For now, Callingham and his colleagues are doubling down on their search, securing additional time on LOFAR for follow-up observations of GJ 1151 and continuing their deep dive into the observatory’s sky survey data. In coming years, upgrades to LOFAR, as well as the debut of an even more powerful facility called the Square Kilometer Array, will offer even more opportunities for discovery. Announcements of additional auroral planet candidates seem inevitable.
The driving impetus behind these efforts is more than mere academic curiosity. Red dwarfs (or M dwarfs, as astronomers confusingly prefer to call them) are not only the smallest stars in the cosmos but also the longest-lived and most numerous. Some estimates put as many as 75 percent of the stars in the universe as M dwarfs, and each can shine for hundreds of billions—even trillions—of years. Most importantly, statistical extrapolations from multiple surveys imply that almost every M dwarf hosts at least one planet. By raw numbers alone, it would seem M dwarf worlds represent the bulk of the universe’s planetary real estate. Whether or not any of those places could harbor life remains unknown—but studies such as Callingham’s can help settle the debate.
No one expects any planet embedded within an M dwarf’s magnetic field to be habitable.
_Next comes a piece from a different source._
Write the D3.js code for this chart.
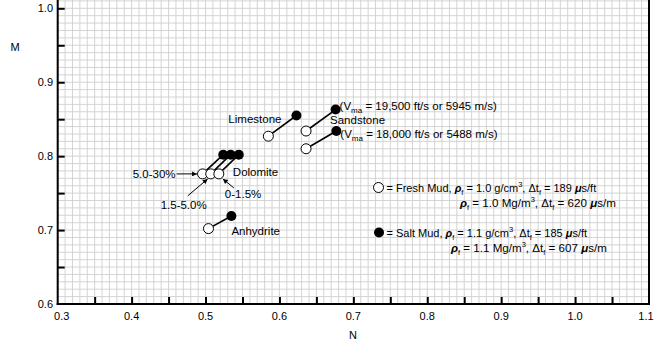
<!DOCTYPE html>
<html><head><meta charset="utf-8">
<script src="https://cdn.jsdelivr.net/npm/d3@7"></script>
<style>
html,body{margin:0;padding:0;background:#fff;}
svg{display:block;font-family:"Liberation Sans",Arial,Helvetica,sans-serif;}
</style></head>
<body>
<svg id="chart" width="654" height="346"></svg>
<script>
// ---- data ----
const lithology = ["Limestone","Sandstone 19500","Sandstone 18000","Dolomite 5.0-30%","Dolomite 1.5-5.0%","Dolomite 0-1.5%","Anhydrite"];
const freshN = [0.585, 0.636, 0.636, 0.496, 0.507, 0.518, 0.504];
const freshM = [0.827, 0.834, 0.810, 0.776, 0.776, 0.776, 0.702];
const saltN  = [0.623, 0.676, 0.677, 0.524, 0.534, 0.545, 0.535];
const saltM  = [0.855, 0.863, 0.834, 0.802, 0.802, 0.802, 0.719];
const xTicks = [0.3,0.4,0.5,0.6,0.7,0.8,0.9,1.0,1.1];
const xTickLabels = ["0.3","0.4","0.5","0.6","0.7","0.8","0.9","1.0","1.1"];
const yTicks = [0.6,0.7,0.8,0.9,1.0];
const yTickLabels = ["0.6","0.7","0.8","0.9","1.0"];

(function(){
const svg = d3.select("#chart");
const mLeft = 57.7, mRight = 649, mBottom = 304, mTop = 8.3;
const x = d3.scaleLinear().domain([0.3,1.1]).range([mLeft,mRight]);
const y = d3.scaleLinear().domain([0.6,1.0]).range([mBottom,mTop]);
const yTopVal = y.invert(0);

// grid
const g = svg.append("g");
const gx = d3.range(30,111).map(d=>d/100);
const gy = d3.range(60,102).map(d=>d/100).filter(d=>d<=yTopVal);
g.selectAll(".vx").data(gx).join("line")
  .attr("x1",d=>x(d)).attr("x2",d=>x(d)).attr("y1",0).attr("y2",mBottom)
  .attr("stroke","#cfcfcf").attr("stroke-width",0.9);
g.selectAll(".hy").data(gy).join("line")
  .attr("x1",mLeft).attr("x2",mRight).attr("y1",d=>y(d)).attr("y2",d=>y(d))
  .attr("stroke","#cfcfcf").attr("stroke-width",0.9);

// axes
const xAxis = d3.axisTop(x).tickValues(d3.range(35,110,5).map(d=>d/100)).tickSize(7).tickFormat("");
svg.append("g").attr("transform",`translate(0,${mBottom})`).call(xAxis)
  .call(a=>a.select(".domain").remove())
  .selectAll("line").attr("stroke","#000").attr("stroke-width",2);
const yAxis = d3.axisRight(y).tickValues(d3.range(65,101,5).map(d=>d/100)).tickSize(7).tickFormat("");
svg.append("g").attr("transform",`translate(${mLeft},0)`).call(yAxis)
  .call(a=>a.select(".domain").remove())
  .selectAll("line").attr("stroke","#000").attr("stroke-width",2);

svg.append("line").attr("x1",mLeft).attr("x2",mLeft).attr("y1",0).attr("y2",mBottom+1).attr("stroke","#000").attr("stroke-width",2);
svg.append("line").attr("x1",mLeft-1).attr("x2",mRight+1).attr("y1",mBottom).attr("y2",mBottom).attr("stroke","#000").attr("stroke-width",2);
svg.append("line").attr("x1",mRight).attr("x2",mRight).attr("y1",0).attr("y2",mBottom+1).attr("stroke","#000").attr("stroke-width",2);

// tick labels
const fs = 11;
svg.selectAll(".xl").data(xTicks).join("text")
  .attr("x",(d,i)=>x(d)+(i===0?4:(i===xTicks.length-1?-3:0)))
  .attr("y",320).attr("text-anchor","middle").attr("font-size",fs).text((d,i)=>xTickLabels[i]);
svg.selectAll(".yl").data(yTicks).join("text")
  .attr("x",53).attr("y",d=>y(d)+4).attr("text-anchor","end").attr("font-size",fs).text((d,i)=>yTickLabels[i]);
svg.append("text").attr("x",15).attr("y",51).attr("text-anchor","middle").attr("font-size",fs).text("M");
svg.append("text").attr("x",353).attr("y",339).attr("text-anchor","middle").attr("font-size",fs).text("N");

// connectors
const pts = lithology.map((d,i)=>({name:d,fn:freshN[i],fm:freshM[i],sn:saltN[i],sm:saltM[i]}));
svg.selectAll(".conn").data(pts).join("line")
  .attr("x1",d=>x(d.fn)).attr("y1",d=>y(d.fm)).attr("x2",d=>x(d.sn)).attr("y2",d=>y(d.sm))
  .attr("stroke","#000").attr("stroke-width",1.6);
svg.selectAll(".salt").data(pts).join("circle")
  .attr("cx",d=>x(d.sn)).attr("cy",d=>y(d.sm)).attr("r",5).attr("fill","#000");
svg.selectAll(".fresh").data(pts).join("circle")
  .attr("cx",d=>x(d.fn)).attr("cy",d=>y(d.fm)).attr("r",5).attr("fill","#fff").attr("stroke","#000").attr("stroke-width",1);

// arrow marker
svg.append("defs").append("marker").attr("id","ah").attr("viewBox","0 0 10 10")
  .attr("refX",10).attr("refY",5).attr("markerWidth",7).attr("markerHeight",5).attr("orient","auto")
  .attr("markerUnits","userSpaceOnUse")
  .append("path").attr("d","M0,0L10,5L0,10z").attr("fill","#000");

const fsz = 11.5;
function label(txt, px, py, anchor){
  return svg.append("text").attr("x",px).attr("y",py).attr("font-size",fsz).attr("text-anchor",anchor||"start").text(txt);
}
const P = pts;
label("Limestone", x(P[0].sn)-15, y(P[0].sm)+7.5, "end");
label("Sandstone", x(P[1].fn)+24, y(P[1].fm)-7);
function vma(i, dy, txt){
  const t = svg.append("text").attr("x",x(P[i].sn)+4).attr("y",y(P[i].sm)+dy).attr("font-size",fsz);
  t.append("tspan").text("(V");
  t.append("tspan").attr("font-size",8).attr("dy",3).text("ma");
  t.append("tspan").attr("dy",-3).text(txt);
}
vma(1, 0.8, " = 19,500 ft/s or 5945 m/s)");
vma(2, 7, " = 18,000 ft/s or 5488 m/s)");
label("Dolomite", x(P[5].fn)+14, y(P[5].fm)+2.5);
label("5.0-30%", x(P[3].fn)-27, y(P[3].fm)+4, "end");
label("0-1.5%", x(P[5].fn)+6, y(P[5].fm)+24.5);
label("1.5-5.0%", x(P[4].fn)-4, y(P[4].fm)+35.5, "end");
label("Anhydrite", x(P[6].sn), y(P[6].sm)+19);
function arrow(x1,y1,x2,y2){
  svg.append("line").attr("x1",x1).attr("y1",y1).attr("x2",x2).attr("y2",y2)
    .attr("stroke","#000").attr("stroke-width",1).attr("marker-end","url(#ah)");
}
arrow(x(P[3].fn)-26, y(P[3].fm), x(P[3].fn)-5.5, y(P[3].fm));
arrow(x(P[5].fn)+15, y(P[5].fm)+14, x(P[5].fn)+4, y(P[5].fm)+5);
arrow(x(P[4].fn)-23, y(P[4].fm)+22, x(P[4].fn)-3, y(P[4].fm)+5);

// legend
function legLine(px, py, parts, lfs){
  const t = svg.append("text").attr("x",px).attr("y",py).attr("font-size",lfs);
  let shift = 0;
  parts.forEach(p=>{
    let target = 0, sp;
    if(p.t==="sub") target = 3; else if(p.t==="sup") target = -4.5;
    sp = t.append("tspan").text(p.v);
    if(target !== shift){ sp.attr("dy", target - shift); shift = target; }
    if(p.t==="i") sp.attr("font-style","italic").attr("font-weight","bold");
    if(p.t==="sub"||p.t==="sup") sp.attr("font-size",7.5);
  });
}
svg.append("circle").attr("cx",378.5).attr("cy",187.5).attr("r",5).attr("fill","#fff").attr("stroke","#000").attr("stroke-width",1);
svg.append("circle").attr("cx",379).attr("cy",232.5).attr("r",5).attr("fill","#000");
legLine(386.5, 191.5, [{t:"n",v:"= Fresh Mud, "},{t:"i",v:"ρ"},{t:"sub",v:"f"},{t:"n",v:" = 1.0 g/cm"},{t:"sup",v:"3"},{t:"n",v:", Δt"},{t:"sub",v:"f"},{t:"n",v:" = 189 "},{t:"i",v:"μ"},{t:"n",v:"s/ft"}], 11);
legLine(460, 206.5, [{t:"i",v:"ρ"},{t:"sub",v:"f"},{t:"n",v:" = 1.0 Mg/m"},{t:"sup",v:"3"},{t:"n",v:", Δt"},{t:"sub",v:"f"},{t:"n",v:" = 620 "},{t:"i",v:"μ"},{t:"n",v:"s/m"}], 11.6);
legLine(386.5, 236.5, [{t:"n",v:"= Salt Mud, "},{t:"i",v:"ρ"},{t:"sub",v:"f"},{t:"n",v:" = 1.1 g/cm"},{t:"sup",v:"3"},{t:"n",v:", Δt"},{t:"sub",v:"f"},{t:"n",v:" = 185 "},{t:"i",v:"μ"},{t:"n",v:"s/ft"}], 11);
legLine(451, 251.5, [{t:"i",v:"ρ"},{t:"sub",v:"f"},{t:"n",v:" = 1.1 Mg/m"},{t:"sup",v:"3"},{t:"n",v:", Δt"},{t:"sub",v:"f"},{t:"n",v:" = 607 "},{t:"i",v:"μ"},{t:"n",v:"s/m"}], 11.6);
})();
</script>
</body></html>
Such worlds would be so scorched by the nearby star that liquid water—the cornerstone of life as we know it—could not persist on their surface. Instead they can help researchers answer more fundamental questions about how M dwarfs influence their planetary broods. These stars’ penchant for outsize outbursts, for example, could sweep away the atmospheres of otherwise habitable planets—but a planet boasting a strong magnetic field might be sufficiently shielded to preserve its precious air. Astronomers are already able to discern between atmospheric and airless planets in a few select systems, but currently they have no reliable ways of measuring a small world’s magnetic field. According to work by Ph.D. student Robert Kavanagh and associate professor Aline Vidotto, both now at Leiden University, observations of auroral flashes might do just that, provided the strength of a flash is proportional to the intensity of a planet’s magnetism.
Studies of auroral M dwarf planets could also probe the density and speed of a host star’s stellar wind, according to Vidotto. (Neither Vidotto nor Kavanagh were part of the two new studies.) Such measurements could help astronomers determine how often M dwarfs experience coronal mass ejections, enormous belches of particles that, like flares, can be bad news for nearby planets. “I think [with this technique] we’ll learn a lot more about the star itself,” Vidotto says.
All of which, of course, feeds into the unsolved mystery of M dwarf habitability and the greater conundrum of where in the cosmos life-bearing planets are most likely to be found.
“Planets don’t survive in isolation. They survive around their star,” Mahadevan says. “I think the linchpin to [understanding M dwarf habitability] is really understanding the magnetic activity and the magnetosphere of these stars.”